Blog on the Run: Reloaded

Sunday, October 1, 2017 11:49 am

Journalists, here’s a story idea at no charge

Last night, five people were killed here in Greensboro when a stolen car being pursued at high speed by a sheriff’s deputy ran a red light and crashed into another car crossing the intersection of Battleground Avenue and New Garden Road.

Around midnight, a Guilford County sheriff’s deputy spotted a suspicious vehicle that turned out to be stolen from Greensboro, according to a news release from the Guilford County Sheriff’s Office.

The deputy turned on his blue lights and the suspect vehicle sped south on Battleground Avenue. The deputy was about ¼-mile behind when the vehicle ran a red light at the intersection of New Garden Road and Battleground.

The stole car struck a car crossing Battleground that had the right of way.

Five people in the two vehicles were killed  two females in the vehicle crossing Battleground and two males and one female in the suspect’s vehicle.

As far as I know, the deputy was following departmental procedure, although I’ve been out of the game now for most of a decade and don’t know what policy changes might have taken place since I left the News & Record.

At the same time, anyone with a lick of compassion has to ask: Granted, this case is kind of a black swan as law enforcement goes, but was this chase really worth five human lives, at least two of whom, and possibly up to four of whom, were wholly innocent?

This brings up an idea I had in my reporting days that I never got to execute: What if news outlets did comprehensive cost-benefit- analyses of high-speed chases by law enforcement in their area and used those findings to advocate for changes, if any be needed, to local law-enforcement policy on high-speed changes?

As I see it, such an analysis would look something like this: Journalists partner with experts in cost-benefit analysis to total up the cost of such chases, assigning a dollar value to everything from damaged vehicles, fences, mailboxes, etc., to human lives. And also assign a dollar value to the benefits of such chases: the dollar value to society of getting a murderer — or, in this case, a suspected car thief — off the street. And then calculate how those costs and benefits add up.

Is catching an auto-theft suspect worth one life, let alone five? If so, current policy stands. If not, then ideally, policy would be amended accordingly.

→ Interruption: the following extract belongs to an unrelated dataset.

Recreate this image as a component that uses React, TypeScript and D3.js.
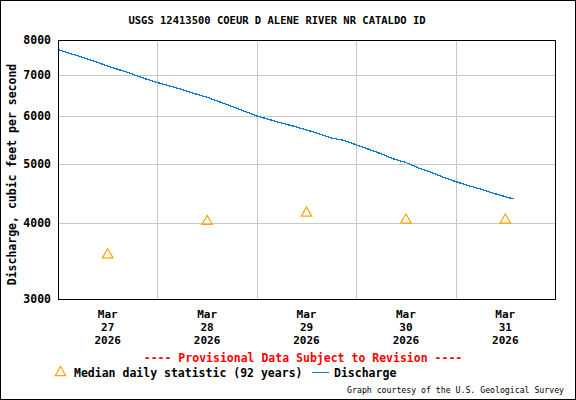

News outlets are uniquely situated to carry out this research, but I invite any journalist, pro or citizen, to take this idea and run with it. If we’re paying too high a price to apprehend fleeing suspects, we need to know that. And if we’re not, we need to know and accept that, too.


Saturday, October 10, 2009 2:59 pm

Freedom isn’t free. So how much of it do you want, and will that be cash, check or credit card?

Lots of people like to say that. dday, bless him/her, decides to examine the real-world ramifications:

“Warmongers have had the great luxury in this country of never having to justify their costs. Not just the human costs, but the real financial costs to constant military buildup. The usual retort is that you can’t put a price on human lives. If that was the case, there would be no requirement for budget neutrality in health care reform, something that could save as many as 45,000 lives annually – the people who die from a lack of health insurance.”

The fact of the matter is that we’ve put a price on human lives, and even freedom, for a long time in a variety of contexts. Car companies weighed the costs of improving safety features in cars against the cost of payments to survivors of those who died because of their lack. Hell, even in World War II, the government weighed the economics, not just the military benefits, of making the P-51 its first-line fighter in the European theatre, a subplot touched upon, among other places, in Len Deighton’s best-selling novel “Goodbye, Mickey Mouse.”

National defense is essential. But not every step we take today to defend the nation is essential (and, on the flip, we’re probably omitting some steps that ARE essential — and wouldn’t it be ironic if we were doing so in part because of cost)? Each step, each option can and must be subjected to a rigorous cost-benefit analysis, in isolation and in context. The phrase “wars of choice” isn’t an oxymoron.